▶ GOAL
Return the listing below verbatim. Pictures do not belong in the copy.

-.-.-

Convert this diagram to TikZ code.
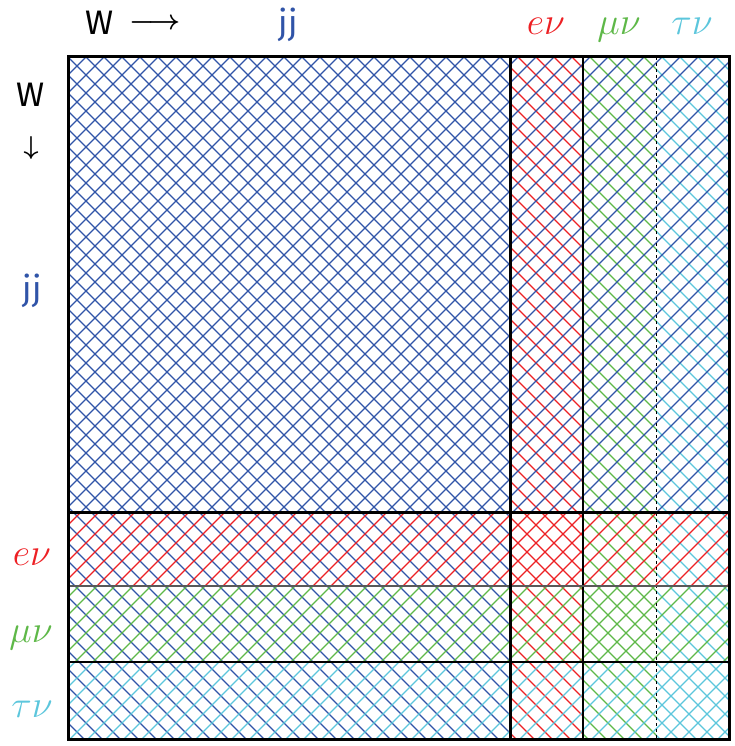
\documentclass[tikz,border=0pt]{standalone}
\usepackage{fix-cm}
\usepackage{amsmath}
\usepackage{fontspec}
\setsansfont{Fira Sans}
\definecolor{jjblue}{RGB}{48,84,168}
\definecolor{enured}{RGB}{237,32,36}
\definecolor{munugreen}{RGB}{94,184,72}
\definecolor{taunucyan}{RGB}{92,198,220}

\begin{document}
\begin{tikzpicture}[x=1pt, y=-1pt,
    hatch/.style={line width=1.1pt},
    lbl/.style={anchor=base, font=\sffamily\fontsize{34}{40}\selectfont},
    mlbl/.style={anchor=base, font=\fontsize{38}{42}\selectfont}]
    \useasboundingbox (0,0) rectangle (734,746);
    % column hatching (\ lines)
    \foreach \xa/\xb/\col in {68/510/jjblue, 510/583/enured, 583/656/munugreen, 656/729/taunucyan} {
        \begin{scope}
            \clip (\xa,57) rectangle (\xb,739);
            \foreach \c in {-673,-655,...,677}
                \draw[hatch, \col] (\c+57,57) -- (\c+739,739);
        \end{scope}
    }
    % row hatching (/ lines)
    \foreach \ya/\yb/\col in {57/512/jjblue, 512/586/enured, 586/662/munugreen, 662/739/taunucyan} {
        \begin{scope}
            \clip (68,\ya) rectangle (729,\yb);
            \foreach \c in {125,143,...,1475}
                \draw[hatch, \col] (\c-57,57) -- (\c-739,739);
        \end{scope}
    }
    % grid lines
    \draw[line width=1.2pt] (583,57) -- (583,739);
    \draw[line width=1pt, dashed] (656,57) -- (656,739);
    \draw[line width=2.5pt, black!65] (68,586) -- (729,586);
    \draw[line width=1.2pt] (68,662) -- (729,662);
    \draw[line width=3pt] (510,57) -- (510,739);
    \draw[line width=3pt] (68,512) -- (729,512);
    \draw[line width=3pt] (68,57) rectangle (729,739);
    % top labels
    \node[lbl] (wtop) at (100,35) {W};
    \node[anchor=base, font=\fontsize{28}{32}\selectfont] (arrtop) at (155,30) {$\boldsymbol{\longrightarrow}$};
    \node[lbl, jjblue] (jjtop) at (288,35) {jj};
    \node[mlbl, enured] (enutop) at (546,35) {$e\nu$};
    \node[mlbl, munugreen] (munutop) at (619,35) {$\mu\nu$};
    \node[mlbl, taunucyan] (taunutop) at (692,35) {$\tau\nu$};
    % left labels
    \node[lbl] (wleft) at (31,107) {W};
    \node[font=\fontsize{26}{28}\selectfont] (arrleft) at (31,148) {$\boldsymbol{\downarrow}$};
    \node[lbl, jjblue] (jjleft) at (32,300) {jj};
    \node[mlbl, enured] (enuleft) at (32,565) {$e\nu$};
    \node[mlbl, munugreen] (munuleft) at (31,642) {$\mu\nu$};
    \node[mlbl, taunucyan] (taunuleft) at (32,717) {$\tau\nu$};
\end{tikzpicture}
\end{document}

-.-.-

▶ THE COMPLETED TASK
Convert this diagram to TikZ code.
\documentclass[tikz,border=0pt]{standalone}
\usepackage{fix-cm}
\usepackage{amsmath}
\usepackage{fontspec}
\setsansfont{Fira Sans}
\definecolor{jjblue}{RGB}{48,84,168}
\definecolor{enured}{RGB}{237,32,36}
\definecolor{munugreen}{RGB}{94,184,72}
\definecolor{taunucyan}{RGB}{92,198,220}

\begin{document}
\begin{tikzpicture}[x=1pt, y=-1pt,
    hatch/.style={line width=1.1pt},
    lbl/.style={anchor=base, font=\sffamily\fontsize{34}{40}\selectfont},
    mlbl/.style={anchor=base, font=\fontsize{38}{42}\selectfont}]
    \useasboundingbox (0,0) rectangle (734,746);
    % column hatching (\ lines)
    \foreach \xa/\xb/\col in {68/510/jjblue, 510/583/enured, 583/656/munugreen, 656/729/taunucyan} {
        \begin{scope}
            \clip (\xa,57) rectangle (\xb,739);
            \foreach \c in {-673,-655,...,677}
                \draw[hatch, \col] (\c+57,57) -- (\c+739,739);
        \end{scope}
    }
    % row hatching (/ lines)
    \foreach \ya/\yb/\col in {57/512/jjblue, 512/586/enured, 586/662/munugreen, 662/739/taunucyan} {
        \begin{scope}
            \clip (68,\ya) rectangle (729,\yb);
            \foreach \c in {125,143,...,1475}
                \draw[hatch, \col] (\c-57,57) -- (\c-739,739);
        \end{scope}
    }
    % grid lines
    \draw[line width=1.2pt] (583,57) -- (583,739);
    \draw[line width=1pt, dashed] (656,57) -- (656,739);
    \draw[line width=2.5pt, black!65] (68,586) -- (729,586);
    \draw[line width=1.2pt] (68,662) -- (729,662);
    \draw[line width=3pt] (510,57) -- (510,739);
    \draw[line width=3pt] (68,512) -- (729,512);
    \draw[line width=3pt] (68,57) rectangle (729,739);
    % top labels
    \node[lbl] (wtop) at (100,35) {W};
    \node[anchor=base, font=\fontsize{28}{32}\selectfont] (arrtop) at (155,30) {$\boldsymbol{\longrightarrow}$};
    \node[lbl, jjblue] (jjtop) at (288,35) {jj};
    \node[mlbl, enured] (enutop) at (546,35) {$e\nu$};
    \node[mlbl, munugreen] (munutop) at (619,35) {$\mu\nu$};
    \node[mlbl, taunucyan] (taunutop) at (692,35) {$\tau\nu$};
    % left labels
    \node[lbl] (wleft) at (31,107) {W};
    \node[font=\fontsize{26}{28}\selectfont] (arrleft) at (31,148) {$\boldsymbol{\downarrow}$};
    \node[lbl, jjblue] (jjleft) at (32,300) {jj};
    \node[mlbl, enured] (enuleft) at (32,565) {$e\nu$};
    \node[mlbl, munugreen] (munuleft) at (31,642) {$\mu\nu$};
    \node[mlbl, taunucyan] (taunuleft) at (32,717) {$\tau\nu$};
\end{tikzpicture}
\end{document}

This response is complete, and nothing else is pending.